What irks most people is the feeling that authorities seem to have different strokes for different folks regarding criminality in crypto. A case in point is the handling of Tornado Cash developer Alexey Pertsev. 

Pertsev was arrested by Dutch officials in Amsterdam on August 10 for allegedly facilitating money laundering and concealing the flow of criminal finance through Tornado Cash. The so-called crypto mixer mashes up and obscures crypto transactions to enable anonymous payments between parties.
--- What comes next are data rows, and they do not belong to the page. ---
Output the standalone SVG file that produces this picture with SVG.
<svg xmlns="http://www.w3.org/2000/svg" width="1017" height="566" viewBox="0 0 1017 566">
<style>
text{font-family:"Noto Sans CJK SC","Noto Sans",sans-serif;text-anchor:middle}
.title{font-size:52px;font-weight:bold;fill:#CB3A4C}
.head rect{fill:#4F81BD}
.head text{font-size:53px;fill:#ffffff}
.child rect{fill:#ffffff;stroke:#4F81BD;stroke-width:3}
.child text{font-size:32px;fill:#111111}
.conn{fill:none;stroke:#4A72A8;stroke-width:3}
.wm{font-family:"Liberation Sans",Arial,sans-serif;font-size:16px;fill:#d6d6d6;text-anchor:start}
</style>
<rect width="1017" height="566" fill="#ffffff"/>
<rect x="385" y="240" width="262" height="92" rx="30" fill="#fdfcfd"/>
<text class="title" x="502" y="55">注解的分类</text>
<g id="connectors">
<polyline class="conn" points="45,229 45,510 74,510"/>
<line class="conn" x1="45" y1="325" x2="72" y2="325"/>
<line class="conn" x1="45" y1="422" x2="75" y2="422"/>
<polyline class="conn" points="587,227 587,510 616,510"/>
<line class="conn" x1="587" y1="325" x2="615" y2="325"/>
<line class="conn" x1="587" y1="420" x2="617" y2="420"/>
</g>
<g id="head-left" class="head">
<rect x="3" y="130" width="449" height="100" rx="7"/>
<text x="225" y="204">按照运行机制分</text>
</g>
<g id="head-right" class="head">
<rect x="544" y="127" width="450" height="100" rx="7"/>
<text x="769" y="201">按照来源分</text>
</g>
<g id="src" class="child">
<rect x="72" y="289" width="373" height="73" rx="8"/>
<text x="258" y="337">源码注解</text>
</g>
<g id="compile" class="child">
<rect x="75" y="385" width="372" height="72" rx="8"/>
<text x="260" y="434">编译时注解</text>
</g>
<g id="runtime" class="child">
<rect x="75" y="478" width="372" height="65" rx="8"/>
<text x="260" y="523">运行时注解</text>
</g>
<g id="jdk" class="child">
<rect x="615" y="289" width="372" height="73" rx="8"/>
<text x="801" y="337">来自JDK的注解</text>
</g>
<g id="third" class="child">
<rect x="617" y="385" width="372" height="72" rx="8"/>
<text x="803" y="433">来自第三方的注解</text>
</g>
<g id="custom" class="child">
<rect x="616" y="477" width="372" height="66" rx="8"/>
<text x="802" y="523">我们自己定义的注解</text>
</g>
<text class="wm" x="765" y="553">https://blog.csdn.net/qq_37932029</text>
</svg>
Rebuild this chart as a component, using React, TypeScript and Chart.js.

Days before Pertsev’s arrest, the US Treasury’s Office of Foreign Assets Control (OFAC) sanctioned the crypto mixer claiming it had been used to launder more than $7 billion since 2019. The arrest sparked outrage and left observers wondering why authorities would arrest a person for writing code instead of those misusing it for nefarious purposes.

At the time of writing, Pertsev was still languishing in a Dutch jail with no charges against him. Many are asking why a mere code writer would be treated so harshly while those responsible for the loss of billions of people’s hard-earned money are allowed to roam free.

Elizabeth Holmes sentencing offers blueprint for how crypto wrongdoers should be punished

One might say that it’s still early days for most of these cases, especially with regard to FTX. But there’s little evidence that perpetrators of white-collar crimes have ever faced more than a cursory slap on the wrist for their misconduct.

However, the just concluded case of former Theranos CEO Elizabeth Holmes might offer a spark of hope for those skeptical about whether SBF and his cronies will ever face justice.

Holmes was sentenced to 11 years in prison yesterday for defrauding investors out of hundreds of millions of dollars. In January, the once-celebrated Stanford dropout was found guilty of four counts of wire fraud. 

She misled investors about a potentially ground-breaking device that could check for hundreds of conditions with just a few drops of blood. But the prosecution claimed that Holmes fabricated test results, blatantly exaggerated the capabilities of her tests, and attempted to hide her actions when journalists and whistleblowers started to question what was really going on at her company.

While she might not have been in crypto, Elizabeth Holmes’ case shared stark similarities with those of Messrs. Bankman-Fried, Mashinsky, Kwon, Zhu, and Davies. Their respective companies were nothing more than houses of cards built on false promises and wild machinations.

Final thoughts

Long-suffering investors of 3AC, Voyager, Celsius, FTX, and Terra (LUNA) hope they may one day get restitution. But what’s to stop these slick-talking, flip-flop-wearing, video-game-playing, 30-something-year-olds from coming back into the crypto space in different guises if they don’t get punished for what they’ve done?

Apart from half-hearted apologies on social media, has any of them shown genuine remorse for the damage they’ve caused, not only to the lives and finances of millions of ordinary people but to a fledgling industry?

To bring back confidence in the crypto sector, stiffer regulations and tougher penalties for lawbreakers need to be introduced. Lines need to be drawn, and examples need to be made. But given the unclear legal status of so many aspects of the industry and the high-priced lawyers these reprobates can afford to line up in their defense, it’s probably going to be a while before we see any of them in an orange jumpsuit.